The Biden administration flipped the policy, according to Bentz. Now, he said, people from Central America are told to bring their birth certificates in plastic bags and give their age when they get to the border.

Bentz said parents and those under 18 are allowed to come into the U.S., given asylum paperwork and told they will be contacted for a hearing.

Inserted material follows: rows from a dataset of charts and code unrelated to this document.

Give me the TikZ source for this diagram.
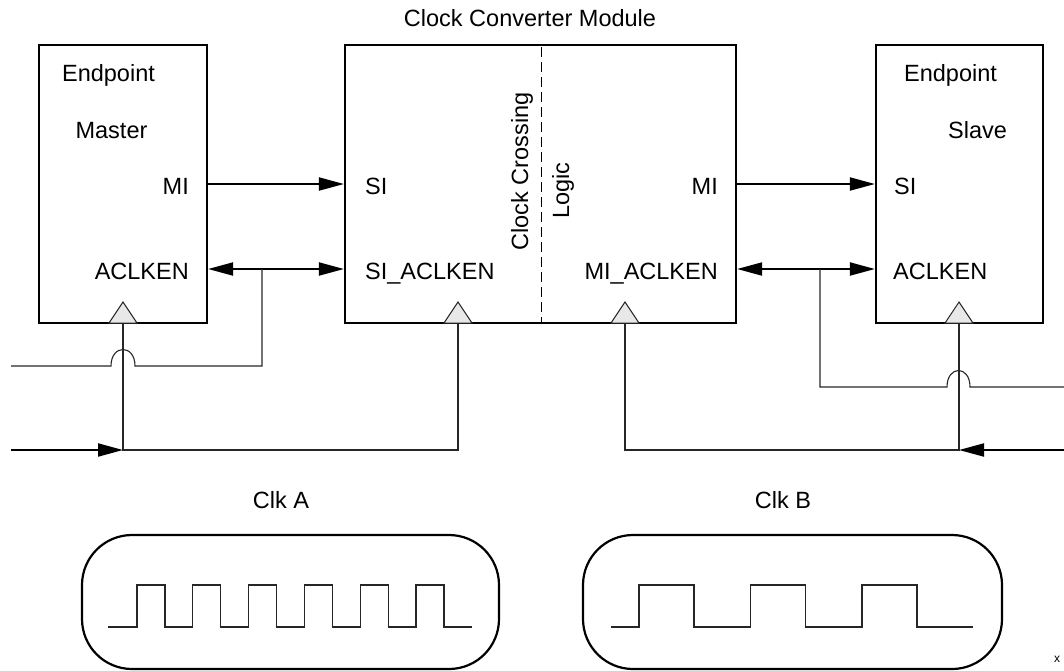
\documentclass[tikz,border=0pt]{standalone}
\usepackage{fontspec}
\setmainfont{Liberation Sans}
\usetikzlibrary{arrows.meta}
\tikzset{
  blk/.style={draw, line width=2.2pt, minimum height=278pt, inner sep=0pt},
  lbl/.style={inner sep=0pt, font=\fontsize{23.5}{28}\selectfont},
  sig/.style={line width=2pt, -{Triangle[length=25pt,width=13pt]}},
  bisig/.style={line width=2pt, {Triangle[length=25pt,width=13pt]}-{Triangle[length=25pt,width=13pt]}},
  wire/.style={line width=1.1pt, draw=black!85},
  clkin/.style={draw=black!85, line width=1pt, fill=black!9},
  clkbox/.style={draw, line width=2.2pt, rounded corners=50pt, minimum width=417pt, minimum height=134pt, inner sep=0pt},
  wave/.style={line width=1.1pt, draw=black!85},
}
\begin{document}
\begin{tikzpicture}[x=1pt,y=-1pt]
\useasboundingbox (0,0) rectangle (1064,670);

% blocks
\node[blk, minimum width=168pt] (master) at (123,184) {};
\node[blk, minimum width=391pt] (conv) at (540.5,184) {};
\node[blk, minimum width=167pt] (slave) at (959.5,184) {};
\draw[line width=1pt, dash pattern=on 10pt off 5pt] (541,47) -- (541,322);

% labels
\node[lbl] (title) at (530,18) {Clock Converter Module};
\node[lbl, anchor=base] (mep) at (108.5,81) {Endpoint};
\node[lbl, anchor=base] (mst) at (111.5,138) {Master};
\node[lbl, anchor=base east] (mmi) at (189,194) {MI};
\node[lbl, anchor=base east] (mack) at (189,279) {ACLKEN};
\node[lbl, anchor=base west] (csi) at (365,194) {SI};
\node[lbl, anchor=base west] (csiack) at (365,279) {SI\_ACLKEN};
\node[lbl, anchor=base east] (cmi) at (718,194) {MI};
\node[lbl, anchor=base east] (cmiack) at (718,279) {MI\_ACLKEN};
\node[lbl, rotate=90, anchor=base] (ccl) at (528,171.5) {Clock Crossing};
\node[lbl, rotate=90, anchor=base] (lgc) at (569,190.5) {Logic};
\node[lbl, anchor=base] (sep) at (950.5,81) {Endpoint};
\node[lbl, anchor=base] (ssl) at (977.5,138) {Slave};
\node[lbl, anchor=base west] (ssi) at (894,194) {SI};
\node[lbl, anchor=base west] (sack) at (893,279) {ACLKEN};
\node[lbl, anchor=base] (clka) at (281,508) {Clk A};
\node[lbl, anchor=base] (clkb) at (783,508) {Clk B};
\node[inner sep=0pt, anchor=base west, font=\fontsize{12}{14}\selectfont] (fid) at (1054,662) {x};

% clock input triangles
\coordinate (mclk) at (123,323);
\coordinate (csclk) at (458,323);
\coordinate (cmclk) at (625,323);
\coordinate (sclk) at (959,323);
\foreach \c in {mclk,csclk,cmclk,sclk}{
  \draw[clkin] ([xshift=-14pt]\c) -- ([yshift=21pt]\c) -- ([xshift=14pt]\c) -- cycle;
}

% data connections
\draw[sig] (master.east |- 0,184) -- (conv.west |- 0,184);
\draw[sig] (conv.east |- 0,184) -- (slave.west |- 0,184);
\draw[bisig] (master.east |- 0,269) -- (conv.west |- 0,269);
\draw[bisig] (conv.east |- 0,269) -- (slave.west |- 0,269);

% ACLKEN taps
\coordinate (ja) at (262,269);
\coordinate (jb) at (820,269);
\coordinate (ea) at (11,366);
\coordinate (eb) at (1064,387);
\draw[wire] (ja) |- (135,366) .. controls (135,344) and (111,344) .. (111,366) -- (ea);
\draw[wire] (jb) |- (947,387) .. controls (947,365) and (970,365) .. (970,387) -- (eb);

% clock A distribution
\coordinate (ka) at (123,450);
\coordinate (kain) at (11,450);
\draw[wire] (mclk) -- (ka) -| (csclk);
\draw[sig] (kain) -- (ka);
% clock B distribution
\coordinate (kb) at (959,450);
\coordinate (kbin) at (1064,450);
\draw[wire] (sclk) -- (kb) -| (cmclk);
\draw[sig] (kbin) -- (kb);

% clock waveforms
\node[clkbox] (boxa) at (290.5,602) {};
\node[clkbox, minimum width=419pt] (boxb) at (792.5,602) {};
\draw[wave] (108,627)
  \foreach \i in {0,...,5}{ -- ({137+55.8*\i},627) -- ({137+55.8*\i},585) -- ({165+55.8*\i},585) -- ({165+55.8*\i},627)} -- (472,627);
\draw[wave] (611,627)
  \foreach \i in {0,1,2}{ -- ({639+111.5*\i},627) -- ({639+111.5*\i},585) -- ({694+111.5*\i},585) -- ({694+111.5*\i},627)} -- (973,627);
\end{tikzpicture}
\end{document}
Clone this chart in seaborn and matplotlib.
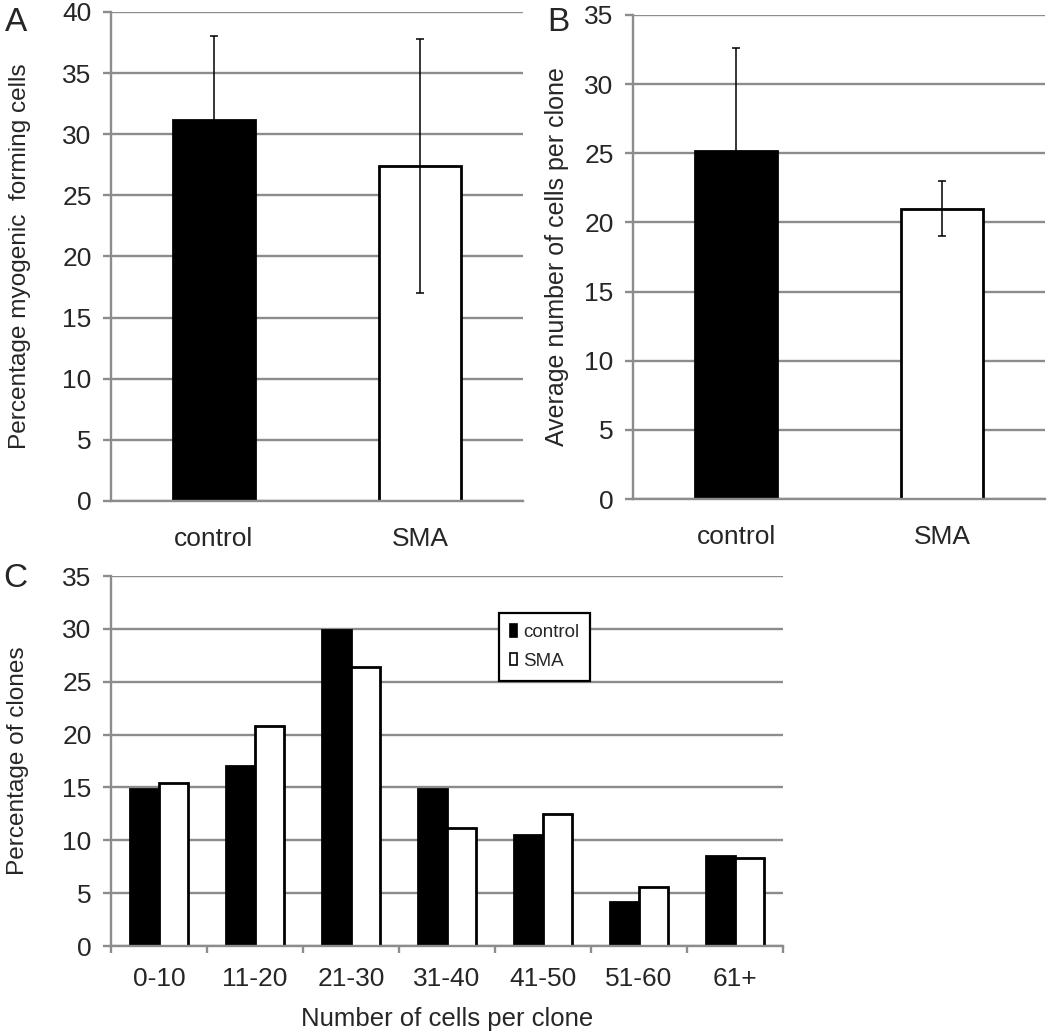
import numpy as np
import pandas as pd
import matplotlib
matplotlib.use("Agg")
import matplotlib.pyplot as plt
import seaborn as sns

# %% data
groups = ["control", "SMA"]
pct_myogenic = [31.2, 27.4]
pct_myogenic_err = [6.8, 10.4]
avg_cells = [25.2, 21.0]
avg_cells_err = [7.4, 2.0]

bins = ["0-10", "11-20", "21-30", "31-40", "41-50", "51-60", "61+"]
clones_control = [14.9, 17.0, 29.9, 14.9, 10.5, 4.2, 8.5]
clones_sma = [15.4, 20.8, 26.4, 11.2, 12.5, 5.6, 8.3]

# %% style
sns.set_style("white")
plt.rcParams["font.family"] = ["Liberation Sans", "DejaVu Sans"]
grid_col = "#8c8c8c"
colors = ["black", "white"]


def style_axis(ax, ymax, tick_size):
    ax.set_ylim(0, ymax)
    ax.set_yticks(np.arange(0, ymax + 1, 5))
    ax.grid(axis="y", color=grid_col, lw=1.7)
    ax.grid(axis="x", visible=False)
    ax.set_axisbelow(True)
    for s in ["top", "right"]:
        ax.spines[s].set_visible(False)
    for s in ["left", "bottom"]:
        ax.spines[s].set_color(grid_col)
        ax.spines[s].set_linewidth(1.7)
    ax.tick_params(axis="y", length=6, width=1.7, color=grid_col, pad=8,
                   labelsize=tick_size, left=True)
    ax.set_xlabel("")


fig = plt.figure(figsize=(10.5, 10.34), dpi=100)
axA = fig.add_axes([0.1057, 0.5155, 0.3924, 0.4729])
axB = fig.add_axes([0.6029, 0.5174, 0.3924, 0.4681])
axC = fig.add_axes([0.1057, 0.0851, 0.64, 0.3578])

# %% panel A
dfA = pd.DataFrame({"group": groups, "value": pct_myogenic})
sns.barplot(data=dfA, x="group", y="value", hue="group", palette=colors,
            edgecolor="black", linewidth=2, width=0.4, ax=axA, legend=False)
axA.errorbar(range(len(groups)), pct_myogenic, yerr=pct_myogenic_err, fmt="none",
             ecolor="black", elinewidth=1.1, capsize=3, capthick=1.1, zorder=5)
style_axis(axA, 40, 19)
axA.set_xlim(-0.5, 1.5)
axA.tick_params(axis="x", length=0, pad=19, labelsize=19)
axA.set_ylabel("Percentage myogenic  forming cells", fontsize=17.6)
axA.yaxis.set_label_coords(-0.195, 0.5)

# %% panel B
dfB = pd.DataFrame({"group": groups, "value": avg_cells})
sns.barplot(data=dfB, x="group", y="value", hue="group", palette=colors,
            edgecolor="black", linewidth=2, width=0.4, ax=axB, legend=False)
axB.errorbar(range(len(groups)), avg_cells, yerr=avg_cells_err, fmt="none",
             ecolor="black", elinewidth=1.1, capsize=3, capthick=1.1, zorder=5)
style_axis(axB, 35, 19)
axB.set_xlim(-0.5, 1.5)
axB.tick_params(axis="x", length=0, pad=19, labelsize=19)
axB.set_ylabel("Average number of cells per clone", fontsize=18)
axB.yaxis.set_label_coords(-0.155, 0.5)

# %% panel C
dfC = pd.DataFrame({
    "bin": bins * 2,
    "pct": clones_control + clones_sma,
    "group": ["control"] * len(bins) + ["SMA"] * len(bins),
})
sns.barplot(data=dfC, x="bin", y="pct", hue="group", palette=colors,
            edgecolor="black", linewidth=2, width=0.6, gap=0, ax=axC)
style_axis(axC, 35, 19)
axC.set_xlim(-0.5, len(bins) - 0.5)
axC.set_xticks(np.arange(-0.5, len(bins), 1), minor=True)
axC.tick_params(axis="x", which="major", length=0, pad=15, labelsize=19)
axC.tick_params(axis="x", which="minor", length=5, width=1.7, color=grid_col,
                bottom=True)
axC.set_ylabel("Percentage of clones", fontsize=17.6)
axC.yaxis.set_label_coords(-0.122, 0.5)
axC.set_xlabel("Number of cells per clone", fontsize=18.5)
axC.xaxis.set_label_coords(0.5, -0.165)

leg = axC.legend(loc="upper left", bbox_to_anchor=(0.577, 0.90), frameon=True,
                 fancybox=False, edgecolor="black", framealpha=1,
                 handlelength=0.4, handleheight=0.65, handletextpad=0.3,
                 borderpad=0.6, labelspacing=0.6, borderaxespad=0,
                 fontsize=13.5)
leg.get_frame().set_linewidth(1.6)
for h in leg.legend_handles:
    h.set_linewidth(1.2)

# %% panel letters
for letter, x, y in [("A", 0.015, 0.978), ("B", 0.532, 0.978), ("C", 0.015, 0.441)]:
    fig.text(x, y, letter, fontsize=24, ha="center", va="center")

fig.savefig("out.png", dpi=100)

In the meantime, he said, they get the opportunity to work as though they have a green card and can access specific safety net programs.

Bentz said, while he believes the U.S. needs to tighten up the border, one of the biggest reasons people are illegally crossing the border is that they are in danger of being killed by the lawlessness in their respective countries.

According to Bentz, by the end of Biden’s first term, he said about 4 million people would be in the U.S. waiting for an asylum hearing.

Bentz said the odds are “extraordinarily low” that they would get sent back to their respective countries.

“I hope I’m wrong, but I don’t think I am,” he said.

So, instead, Bentz said the “focus” becomes about how those already in the country become productive members of society.

From a policy standpoint, Bentz said, people should be turned away to prevent the spread of COVID-19. Right now, he said that is not the case in Mexico, but people are being turned away at the Canadian border.

He said Mexico needs to tighten its southern border.

“There are so many other things that are wrong with what is currently happening,” Bentz said.

Infrastructure bill

Bentz said he would be going back to Washington D.C. to cast a vote on the infrastructure bill in the House.

In a 69-30 bipartisan vote on Aug. 10, the Senate approved the $1.1 trillion infrastructure bill to rebuild the country’s roads, bridges and fund broadband initiatives.

According to Bentz, the legislation faces an uphill climb in the House as Speaker Nancy Pelosi has said she would not vote on it unless the Senate votes on a $3.5 trillion social policy bill in the fall.

He said the Senate tried to separate the $1.1 trillion infrastructure piece from the $3.5 trillion portions, but Pelosi, he said, would not allow it.

He said that portions of the $3.5 trillion piece impact the $1.1 trillion infrastructure bill.

He said the $1.1 trillion infrastructure bill would be “highly unlikely” to get through the House even if it was not linked to the $3.5 trillion bill. For his part, Bentz said there are points of the infrastructure package that he likes, including the broadband initiatives and bridges.

He said, even after getting Oregon’s $5.3 billion transportation bill — for which he was one of the principal architects of in the Legislature — the state is still “criminally lax” in maintaining its bridges.